How do we know that famous works of art on display are authentic and not forgeries? It’s clearly not an easy task, as the art forgery industry is estimated to generate around $30 billion per year. Artists frequently sign their original work but it’s rarely possible to distinguish an original signature from a reproduction.
One approach for identifying forgeries makes use of atomic bombs, or rather, the signature of a high carbon-14 isotope ratio that is found in all organic material following the atomic bomb tests of the 1960s. If the organic matter used to bind the pigments in the paint came from plants that died before this period, the ratio of carbon-14 will be substantially lower than the ratio in more modern paint, allowing investigators to reliably identify modern forgeries.

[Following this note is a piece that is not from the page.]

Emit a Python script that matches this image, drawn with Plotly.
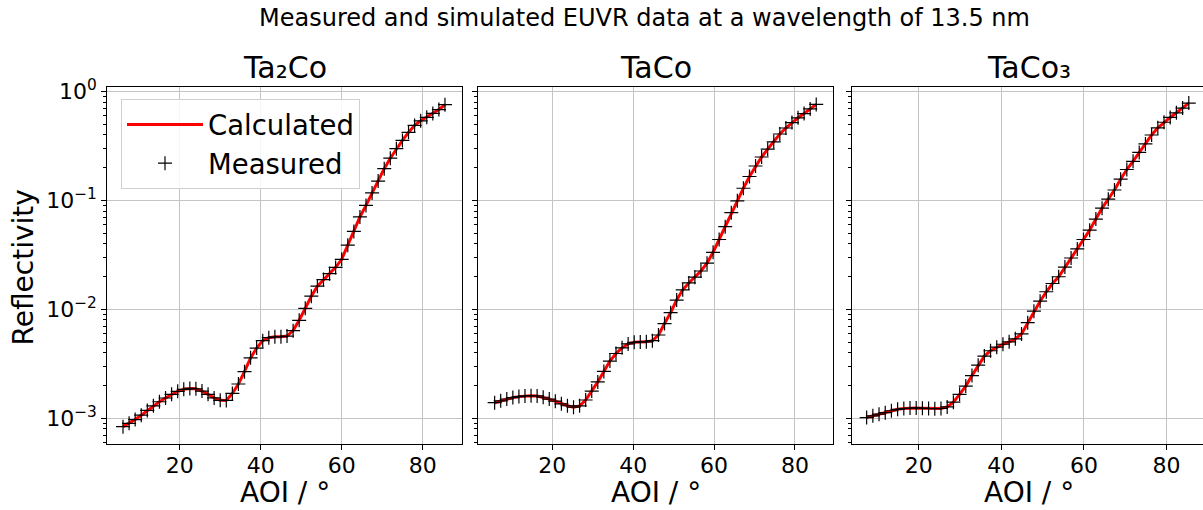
import plotly.graph_objects as go

# ---------------- data ----------------
panel_titles = ["Ta₂Co", "TaCo", "TaCo₃"]
x_tick_values = [20, 40, 60, 80]
y_tick_values = [0.001, 0.01, 0.1, 1]
y_tick_labels = ["10<sup>−3</sup>", "10<sup>−2</sup>", "10<sup>−1</sup>", "10<sup>0</sup>"]

aoi_ta2co = [6.0, 7.5, 9.0, 10.5, 12.0, 13.5, 15.0, 16.5, 18.0, 19.5, 21.0, 22.5, 24.0, 25.5,
             27.0, 28.5, 30.0, 31.5, 33.0, 34.5, 36.0, 37.5, 39.0, 40.5, 42.0, 43.5, 45.0, 46.5,
             48.0, 49.5, 51.0, 52.5, 54.0, 55.5, 57.0, 58.5, 60.0, 61.5, 63.0, 64.5, 66.0, 67.5,
             69.0, 70.5, 72.0, 73.5, 75.0, 76.5, 78.0, 79.5, 81.0, 82.5, 84.0, 85.5]
refl_ta2co = [8.38e-4, 8.99e-4, 9.73e-4, 1.067e-3, 1.180e-3, 1.300e-3, 1.419e-3, 1.535e-3,
              1.660e-3, 1.770e-3, 1.845e-3, 1.879e-3, 1.866e-3, 1.778e-3, 1.660e-3, 1.538e-3,
              1.462e-3, 1.459e-3, 1.690e-3, 2.065e-3, 2.679e-3, 3.589e-3, 4.416e-3, 5.164e-3,
              5.495e-3, 5.598e-3, 5.610e-3, 5.689e-3, 6.383e-3, 7.943e-3, 1.023e-2, 1.324e-2,
              1.633e-2, 1.879e-2, 2.128e-2, 2.432e-2, 2.884e-2, 3.890e-2, 5.200e-2, 7.063e-2,
              9.016e-2, 0.1175, 0.1510, 0.1963, 0.2449, 0.2992, 0.3565, 0.4227, 0.4898, 0.5395,
              0.5808, 0.6310, 0.6839, 0.7586]

aoi_taco = [5.75, 7.25, 8.75, 10.25, 11.75, 13.25, 14.75, 16.25, 17.75, 19.25, 20.75, 22.25,
            23.75, 25.25, 26.75, 28.25, 29.75, 31.25, 32.75, 34.25, 35.75, 37.25, 38.75, 40.25,
            41.75, 43.25, 44.75, 46.25, 47.75, 49.25, 50.75, 52.25, 53.75, 55.25, 56.75, 58.25,
            59.75, 61.25, 62.75, 64.25, 65.75, 67.25, 68.75, 70.25, 71.75, 73.25, 74.75, 76.25,
            77.75, 79.25, 80.75, 82.25, 83.75, 85.25]
refl_taco = [1.390e-3, 1.445e-3, 1.503e-3, 1.549e-3, 1.581e-3, 1.603e-3, 1.614e-3, 1.603e-3,
             1.560e-3, 1.500e-3, 1.435e-3, 1.358e-3, 1.303e-3, 1.265e-3, 1.300e-3, 1.472e-3,
             1.778e-3, 2.158e-3, 2.692e-3, 3.350e-3, 3.936e-3, 4.436e-3, 4.819e-3, 4.989e-3,
             5.023e-3, 5.035e-3, 5.164e-3, 5.821e-3, 7.413e-3, 9.333e-3, 1.219e-2, 1.514e-2,
             1.750e-2, 1.977e-2, 2.254e-2, 2.661e-2, 3.342e-2, 4.385e-2, 5.754e-2, 7.727e-2,
             9.931e-2, 0.1297, 0.1663, 0.2075, 0.2512, 0.2965, 0.3459, 0.4083, 0.4634, 0.5200,
             0.5754, 0.6295, 0.6934, 0.7638]

aoi_taco3 = [7.4, 8.9, 10.4, 11.9, 13.4, 14.9, 16.4, 17.9, 19.4, 20.9, 22.4, 23.9, 25.4, 26.9,
             28.4, 29.9, 31.4, 32.9, 34.4, 35.9, 37.4, 38.9, 40.4, 41.9, 43.4, 44.9, 46.4, 47.9,
             49.4, 50.9, 52.4, 53.9, 55.4, 56.9, 58.4, 59.9, 61.4, 62.9, 64.4, 65.9, 67.4, 68.9,
             70.4, 71.9, 73.4, 74.9, 76.4, 77.9, 79.4, 80.9, 82.4, 83.9, 85.4]
refl_taco3 = [1.016e-3, 1.054e-3, 1.091e-3, 1.125e-3, 1.172e-3, 1.208e-3, 1.230e-3, 1.242e-3,
              1.245e-3, 1.239e-3, 1.230e-3, 1.225e-3, 1.230e-3, 1.271e-3, 1.406e-3, 1.660e-3,
              1.977e-3, 2.466e-3, 3.076e-3, 3.724e-3, 4.169e-3, 4.498e-3, 4.786e-3, 5.035e-3,
              5.370e-3, 5.957e-3, 7.551e-3, 9.638e-3, 1.189e-2, 1.452e-2, 1.730e-2, 1.995e-2,
              2.449e-2, 2.965e-2, 3.597e-2, 4.385e-2, 5.346e-2, 6.761e-2, 8.511e-2, 0.1028,
              0.1250, 0.1570, 0.1928, 0.2291, 0.2767, 0.3311, 0.3999, 0.4656, 0.5236, 0.5794,
              0.6397, 0.7063, 0.7852]

# calculated curves follow the measured points
calc_ta2co = refl_ta2co
calc_taco = refl_taco
calc_taco3 = refl_taco3

panels = [
    (aoi_ta2co, calc_ta2co, refl_ta2co),
    (aoi_taco, calc_taco, refl_taco),
    (aoi_taco3, calc_taco3, refl_taco3),
]

# ---------------- layout geometry ----------------
W, H = 1203, 510
FONT = "DejaVu Sans"
x_domains_px = [(107.3, 461.7), (478.3, 833.3), (851.7, 1203.0)]
x_ranges = [[2.12, 89.63], [1.71, 89.47], [3.78, 88.84]]
y_domain = [1 - 444.3 / H, 1 - 87.3 / H]
y_range = [-3.239, 0.040]
minor_vals = [m * 10.0 ** e for e in (-4, -3, -2, -1) for m in range(2, 10)]

fig = go.Figure()
for i, (xs, calc, meas) in enumerate(panels):
    ax = "" if i == 0 else str(i + 1)
    fig.add_trace(go.Scatter(
        x=xs, y=calc, mode="lines", name="Calculated",
        line=dict(color="red", width=3), showlegend=(i == 0),
        xaxis="x" + ax, yaxis="y" + ax))
    fig.add_trace(go.Scatter(
        x=xs, y=meas, mode="markers", name="Measured",
        marker=dict(symbol="cross-thin", size=10, color="black",
                    line=dict(color="black", width=1.2)),
        showlegend=(i == 0), xaxis="x" + ax, yaxis="y" + ax))

axis_common = dict(showline=True, linecolor="black", linewidth=1, mirror=True,
                   showgrid=True, gridcolor="#c4c4c4", gridwidth=1,
                   ticks="outside", ticklen=5, tickwidth=1, tickcolor="black",
                   tickfont=dict(family=FONT, size=22, color="black"),
                   zeroline=False, automargin=False)

layout = dict(width=W, height=H, margin=dict(l=0, r=0, t=0, b=0),
              paper_bgcolor="white", plot_bgcolor="white",
              font=dict(family=FONT, color="black"))
for i in range(3):
    sfx = "" if i == 0 else str(i + 1)
    d0, d1 = x_domains_px[i]
    layout["xaxis" + sfx] = dict(axis_common, domain=[d0 / W, d1 / W], range=x_ranges[i],
                                 tickmode="array", tickvals=x_tick_values,
                                 ticklabelstandoff=-4, anchor="y" + sfx)
    layout["yaxis" + sfx] = dict(axis_common, domain=y_domain, type="log", range=y_range,
                                 tickmode="array", tickvals=y_tick_values,
                                 ticktext=y_tick_labels, showticklabels=(i == 0),
                                 anchor="x" + sfx, mirror=(i < 2),
                                 minor=dict(tickmode="array", tickvals=minor_vals,
                                            ticks="outside", ticklen=3, tickwidth=1,
                                            tickcolor="black", showgrid=False))

annotations = [dict(text="Measured and simulated EUVR data at a wavelength of 13.5 nm",
                    x=644 / W, y=1 - 18 / H, xref="paper", yref="paper",
                    xanchor="center", yanchor="middle", showarrow=False,
                    font=dict(family=FONT, size=24, color="black")),
               dict(text="Reflectivity", x=22.5 / W, y=1 - 268 / H, xref="paper", yref="paper",
                    xanchor="center", yanchor="middle", showarrow=False, textangle=-90,
                    font=dict(family=FONT, size=28, color="black"))]
for i, t in enumerate(panel_titles):
    d0, d1 = x_domains_px[i]
    cx = (d0 + (d0 + 354.4)) / 2 / W
    annotations.append(dict(text=t, x=cx, y=1 - 68 / H, xref="paper", yref="paper",
                            xanchor="center", yanchor="middle", showarrow=False,
                            font=dict(family=FONT, size=30, color="black")))
    annotations.append(dict(text="AOI / °", x=cx, y=0.0, xref="paper", yref="paper",
                            xanchor="center", yanchor="bottom", showarrow=False,
                            borderpad=0,
                            font=dict(family=FONT, size=28, color="black")))
layout["annotations"] = annotations
layout["legend"] = dict(x=121 / W, y=1 - 99 / H, xanchor="left", yanchor="top",
                        bgcolor="rgba(255,255,255,0.85)", bordercolor="#d0d0d0",
                        borderwidth=1, font=dict(family=FONT, size=27.5, color="black"),
                        itemwidth=76, tracegroupgap=0)
fig.update_layout(**layout)

fig.write_html("out.html", config={"displayModeBar": False})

As with art, we frequently care more about the authenticity of our data than whether or not others are able to view it. For example, how do we know that the code running on our devices is authentic? We aren’t always concerned with hiding the code - anyone can view the open source u-boot bootloader code. However, it’s critical that our devices are able to verify that the bootloader code is unaltered and authentic before starting execution.
This blog introduces message authentication codes and digital signatures, which are cryptographic approaches for verifying the integrity (has the data changed?) and authenticity (who generated the data?) of data. But why not just use a checksum or CRC to verify that the data hasn’t been altered? As we will see in the next section, they unfortunately don’t protect against an adversary that is intentionally modifying data.

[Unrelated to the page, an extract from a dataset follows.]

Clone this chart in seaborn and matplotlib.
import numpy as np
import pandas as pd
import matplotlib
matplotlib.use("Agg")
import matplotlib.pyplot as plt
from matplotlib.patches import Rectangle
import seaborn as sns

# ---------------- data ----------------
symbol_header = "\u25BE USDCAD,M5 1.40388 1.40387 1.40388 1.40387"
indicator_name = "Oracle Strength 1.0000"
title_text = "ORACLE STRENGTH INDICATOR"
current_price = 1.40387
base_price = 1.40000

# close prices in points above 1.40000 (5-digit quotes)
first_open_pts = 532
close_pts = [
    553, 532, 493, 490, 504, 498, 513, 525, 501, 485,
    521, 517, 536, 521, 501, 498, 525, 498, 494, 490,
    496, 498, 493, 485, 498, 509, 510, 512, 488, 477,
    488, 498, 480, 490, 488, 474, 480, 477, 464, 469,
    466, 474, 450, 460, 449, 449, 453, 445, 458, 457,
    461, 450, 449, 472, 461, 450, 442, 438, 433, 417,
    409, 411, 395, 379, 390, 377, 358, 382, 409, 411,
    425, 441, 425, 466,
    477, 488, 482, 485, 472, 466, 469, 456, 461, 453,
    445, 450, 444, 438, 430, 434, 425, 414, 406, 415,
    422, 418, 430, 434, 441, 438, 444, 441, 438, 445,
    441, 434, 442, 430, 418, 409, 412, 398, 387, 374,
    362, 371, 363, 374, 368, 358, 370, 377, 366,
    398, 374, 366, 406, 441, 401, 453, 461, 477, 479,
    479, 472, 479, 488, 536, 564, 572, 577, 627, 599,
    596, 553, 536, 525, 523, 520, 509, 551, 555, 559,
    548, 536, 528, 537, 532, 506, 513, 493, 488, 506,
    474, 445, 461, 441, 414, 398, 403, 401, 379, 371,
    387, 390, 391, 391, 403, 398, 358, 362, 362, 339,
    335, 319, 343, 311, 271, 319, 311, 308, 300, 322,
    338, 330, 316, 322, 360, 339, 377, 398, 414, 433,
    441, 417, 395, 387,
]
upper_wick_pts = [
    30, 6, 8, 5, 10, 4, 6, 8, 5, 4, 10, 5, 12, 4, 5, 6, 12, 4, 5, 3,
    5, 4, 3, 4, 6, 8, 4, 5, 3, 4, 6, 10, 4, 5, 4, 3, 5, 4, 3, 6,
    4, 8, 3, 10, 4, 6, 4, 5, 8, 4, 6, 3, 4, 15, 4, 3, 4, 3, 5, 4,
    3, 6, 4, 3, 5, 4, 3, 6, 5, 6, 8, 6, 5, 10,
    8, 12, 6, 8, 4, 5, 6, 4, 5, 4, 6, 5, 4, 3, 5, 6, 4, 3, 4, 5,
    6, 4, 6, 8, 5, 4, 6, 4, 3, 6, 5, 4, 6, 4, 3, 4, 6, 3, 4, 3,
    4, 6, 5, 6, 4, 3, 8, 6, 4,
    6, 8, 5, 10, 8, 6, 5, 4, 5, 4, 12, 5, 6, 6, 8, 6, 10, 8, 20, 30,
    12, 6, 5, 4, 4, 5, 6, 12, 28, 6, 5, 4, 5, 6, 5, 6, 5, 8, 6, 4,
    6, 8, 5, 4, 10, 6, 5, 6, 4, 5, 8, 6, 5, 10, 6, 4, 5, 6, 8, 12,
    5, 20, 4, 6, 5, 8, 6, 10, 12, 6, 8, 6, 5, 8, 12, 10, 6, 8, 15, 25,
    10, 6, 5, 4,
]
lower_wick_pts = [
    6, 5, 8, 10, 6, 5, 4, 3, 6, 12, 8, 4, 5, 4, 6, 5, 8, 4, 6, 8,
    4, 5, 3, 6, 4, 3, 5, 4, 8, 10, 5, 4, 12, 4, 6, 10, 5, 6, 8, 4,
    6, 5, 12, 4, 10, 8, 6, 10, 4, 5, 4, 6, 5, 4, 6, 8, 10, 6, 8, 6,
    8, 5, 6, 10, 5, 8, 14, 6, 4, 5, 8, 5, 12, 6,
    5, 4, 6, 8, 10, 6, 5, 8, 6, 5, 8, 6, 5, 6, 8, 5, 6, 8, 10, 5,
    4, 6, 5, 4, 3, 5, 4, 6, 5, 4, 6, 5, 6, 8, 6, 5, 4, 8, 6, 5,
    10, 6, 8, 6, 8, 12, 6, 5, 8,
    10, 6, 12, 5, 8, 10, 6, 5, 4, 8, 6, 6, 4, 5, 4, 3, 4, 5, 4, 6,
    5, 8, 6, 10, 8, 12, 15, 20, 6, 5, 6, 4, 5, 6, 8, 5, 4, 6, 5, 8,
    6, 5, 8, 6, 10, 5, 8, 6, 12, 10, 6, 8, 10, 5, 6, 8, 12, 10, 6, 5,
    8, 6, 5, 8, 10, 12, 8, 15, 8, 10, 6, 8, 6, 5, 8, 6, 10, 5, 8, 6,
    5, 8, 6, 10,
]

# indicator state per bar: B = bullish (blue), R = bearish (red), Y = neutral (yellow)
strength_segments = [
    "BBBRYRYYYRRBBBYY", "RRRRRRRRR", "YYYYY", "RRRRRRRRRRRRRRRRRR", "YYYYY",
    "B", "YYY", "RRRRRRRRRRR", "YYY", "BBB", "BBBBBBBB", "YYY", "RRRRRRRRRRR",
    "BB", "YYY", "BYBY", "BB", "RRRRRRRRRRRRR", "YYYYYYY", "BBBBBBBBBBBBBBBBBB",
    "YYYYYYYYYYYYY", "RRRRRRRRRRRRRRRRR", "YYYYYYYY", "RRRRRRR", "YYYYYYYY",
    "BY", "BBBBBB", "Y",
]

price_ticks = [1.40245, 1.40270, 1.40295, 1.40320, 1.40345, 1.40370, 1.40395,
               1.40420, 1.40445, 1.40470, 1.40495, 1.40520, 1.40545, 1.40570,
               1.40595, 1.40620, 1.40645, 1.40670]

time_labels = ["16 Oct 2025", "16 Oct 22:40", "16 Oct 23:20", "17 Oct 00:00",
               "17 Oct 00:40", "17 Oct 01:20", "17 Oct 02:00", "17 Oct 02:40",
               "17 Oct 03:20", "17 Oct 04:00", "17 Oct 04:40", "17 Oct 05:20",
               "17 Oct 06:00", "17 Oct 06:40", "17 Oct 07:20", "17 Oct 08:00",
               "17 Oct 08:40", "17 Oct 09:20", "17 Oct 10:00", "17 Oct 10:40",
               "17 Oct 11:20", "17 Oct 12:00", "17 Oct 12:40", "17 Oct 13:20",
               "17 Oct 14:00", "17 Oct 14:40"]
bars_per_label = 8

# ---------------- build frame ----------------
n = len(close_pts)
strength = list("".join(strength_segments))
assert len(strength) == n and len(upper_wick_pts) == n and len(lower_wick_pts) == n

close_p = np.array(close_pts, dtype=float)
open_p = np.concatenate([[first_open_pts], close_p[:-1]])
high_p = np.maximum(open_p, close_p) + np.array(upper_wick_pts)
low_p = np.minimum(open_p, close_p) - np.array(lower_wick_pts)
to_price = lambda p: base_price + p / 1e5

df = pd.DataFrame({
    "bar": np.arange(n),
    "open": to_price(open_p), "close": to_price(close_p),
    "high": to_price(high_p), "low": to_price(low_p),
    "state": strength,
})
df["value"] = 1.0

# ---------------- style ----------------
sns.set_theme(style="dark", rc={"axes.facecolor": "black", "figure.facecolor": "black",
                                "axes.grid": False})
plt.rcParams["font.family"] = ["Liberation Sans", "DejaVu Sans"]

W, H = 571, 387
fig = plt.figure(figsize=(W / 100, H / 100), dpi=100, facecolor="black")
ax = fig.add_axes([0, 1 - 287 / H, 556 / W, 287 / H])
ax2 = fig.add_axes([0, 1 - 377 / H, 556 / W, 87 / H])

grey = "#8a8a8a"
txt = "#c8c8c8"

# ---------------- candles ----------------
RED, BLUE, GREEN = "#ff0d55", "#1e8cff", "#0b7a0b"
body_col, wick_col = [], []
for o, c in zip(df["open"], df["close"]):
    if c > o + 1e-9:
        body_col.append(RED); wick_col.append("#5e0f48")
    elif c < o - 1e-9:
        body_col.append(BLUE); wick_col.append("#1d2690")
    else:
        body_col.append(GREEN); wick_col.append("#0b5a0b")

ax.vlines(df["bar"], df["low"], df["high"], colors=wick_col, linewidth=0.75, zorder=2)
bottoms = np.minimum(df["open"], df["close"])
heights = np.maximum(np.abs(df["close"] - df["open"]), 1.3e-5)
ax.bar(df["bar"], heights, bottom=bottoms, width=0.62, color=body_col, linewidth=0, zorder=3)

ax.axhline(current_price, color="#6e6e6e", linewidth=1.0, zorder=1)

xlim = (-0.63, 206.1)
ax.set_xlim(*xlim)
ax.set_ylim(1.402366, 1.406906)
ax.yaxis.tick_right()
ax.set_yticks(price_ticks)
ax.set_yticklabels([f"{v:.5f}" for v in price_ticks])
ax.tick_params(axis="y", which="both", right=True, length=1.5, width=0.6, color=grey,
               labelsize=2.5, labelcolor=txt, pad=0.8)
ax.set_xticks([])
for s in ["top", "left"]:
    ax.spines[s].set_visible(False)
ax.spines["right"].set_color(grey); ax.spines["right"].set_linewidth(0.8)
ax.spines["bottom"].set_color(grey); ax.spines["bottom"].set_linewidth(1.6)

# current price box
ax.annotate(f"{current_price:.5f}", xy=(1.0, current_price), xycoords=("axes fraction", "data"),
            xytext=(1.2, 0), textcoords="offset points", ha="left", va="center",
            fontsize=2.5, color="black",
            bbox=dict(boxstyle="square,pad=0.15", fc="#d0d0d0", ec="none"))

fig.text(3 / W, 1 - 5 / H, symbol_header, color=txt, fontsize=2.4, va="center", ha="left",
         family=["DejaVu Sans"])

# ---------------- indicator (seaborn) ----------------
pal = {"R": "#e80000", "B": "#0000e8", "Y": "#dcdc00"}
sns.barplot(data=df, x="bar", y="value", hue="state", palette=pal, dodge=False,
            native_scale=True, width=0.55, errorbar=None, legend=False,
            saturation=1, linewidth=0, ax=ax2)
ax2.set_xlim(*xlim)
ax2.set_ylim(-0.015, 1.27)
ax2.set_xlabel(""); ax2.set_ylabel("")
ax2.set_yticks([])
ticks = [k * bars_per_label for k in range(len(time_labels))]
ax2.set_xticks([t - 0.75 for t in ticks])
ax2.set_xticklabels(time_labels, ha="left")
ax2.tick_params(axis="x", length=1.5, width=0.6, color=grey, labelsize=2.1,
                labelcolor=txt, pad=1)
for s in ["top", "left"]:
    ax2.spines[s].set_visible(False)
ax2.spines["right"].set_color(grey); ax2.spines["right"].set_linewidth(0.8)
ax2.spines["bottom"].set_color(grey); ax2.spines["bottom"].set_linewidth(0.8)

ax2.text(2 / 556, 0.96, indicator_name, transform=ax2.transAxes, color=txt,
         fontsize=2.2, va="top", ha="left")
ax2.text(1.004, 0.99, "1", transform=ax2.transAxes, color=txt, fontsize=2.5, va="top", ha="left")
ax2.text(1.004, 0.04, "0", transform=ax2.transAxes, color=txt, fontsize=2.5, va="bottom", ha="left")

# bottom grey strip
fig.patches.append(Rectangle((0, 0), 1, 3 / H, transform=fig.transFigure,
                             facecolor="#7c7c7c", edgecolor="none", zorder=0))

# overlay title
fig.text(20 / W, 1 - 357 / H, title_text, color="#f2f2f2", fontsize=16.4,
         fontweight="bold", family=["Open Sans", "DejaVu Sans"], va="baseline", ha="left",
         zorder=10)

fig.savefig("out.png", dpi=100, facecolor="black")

Why CRCs Aren’t Appropriate
A well-known approach for verifying whether or not data has been altered is to add an error detecting code, such as a Cyclic Redundancy Check (CRC). For example, consider the 1-bit CRC generated by the polynomial x+1. This is equivalent to adding an even parity bit, where a 1 is appended to the data if the number of 1s in the data is odd, and a 0 is appended otherwise.
If we are given input data 10010111, we can see that there is an odd number of 1s in the data, so our parity bit will be 1. So why isn’t this efficient error detection scheme appropriate for ensuring integrity and authenticity?
The problem is that CRCs are the equivalent of an artist’s signature. If we think like a CRC forger, how could a device be fooled into accepting altered data as unchanged? First, let’s take the easiest case: assume the data and its CRC are stored together in unprotected memory (e.g., flash). All the attacker needs to do is overwrite the original data with their own, then calculate and append the appropriate CRC to their data. When the device reads the altered data, it will compute the CRC and verify that it matches the CRC generated by the attacker, accepting the altered data as the original! For a real-world example of this attack, this walkthrough explains in detail how hackers were able to gain control of a Docker server by manipulating the CRCs in the Linux kernel.
Circumventing CRCs: (Left) Original Code and CRC Passes Verification, (Middle) Code with Adversarial Modifications and Original CRC Fails Verification, (Right) Code with Adversarial Modifications and Adversarial CRC Passes Verification
To make things a bit harder for the attacker, the device could store the CRC in one-time programmable (OTP) memory. Unfortunately, this doesn’t eliminate the problem. While CRCs are a good approach for detecting benign errors from channel noise or unstable cells, they don’t protect against actively malicious modifications.
Let’s assume that our earlier example data is used to enable or disable different product features depending on the license model selected by the customer. If the high-value features are in the left-most bits, being able to alter our example vector of 10010111 to flip more left-most bits to 1s would enable the features without paying for the higher priced license model. This is trivial for an adversary to do:
Since the 1-bit CRC is 1 in the original data (indicating an odd number of 1s in the data), the adversary only needs to ensure that the modified data also has an odd number of 1s. By flipping the two leftmost 0s to 1s, the adversary has enabled two additional high-valued features without modifying the CRC check bit that is stored securely in OTP. This strategy also works for the larger CRCs used in real-world applications.
The important takeaway is that CRCs only provide protection against benign errors, such as noise on a communication channel or unstable SRAM cells. When the adversary is actively trying to modify the data, they can do so in a way that will not alter the CRC generated from the original data.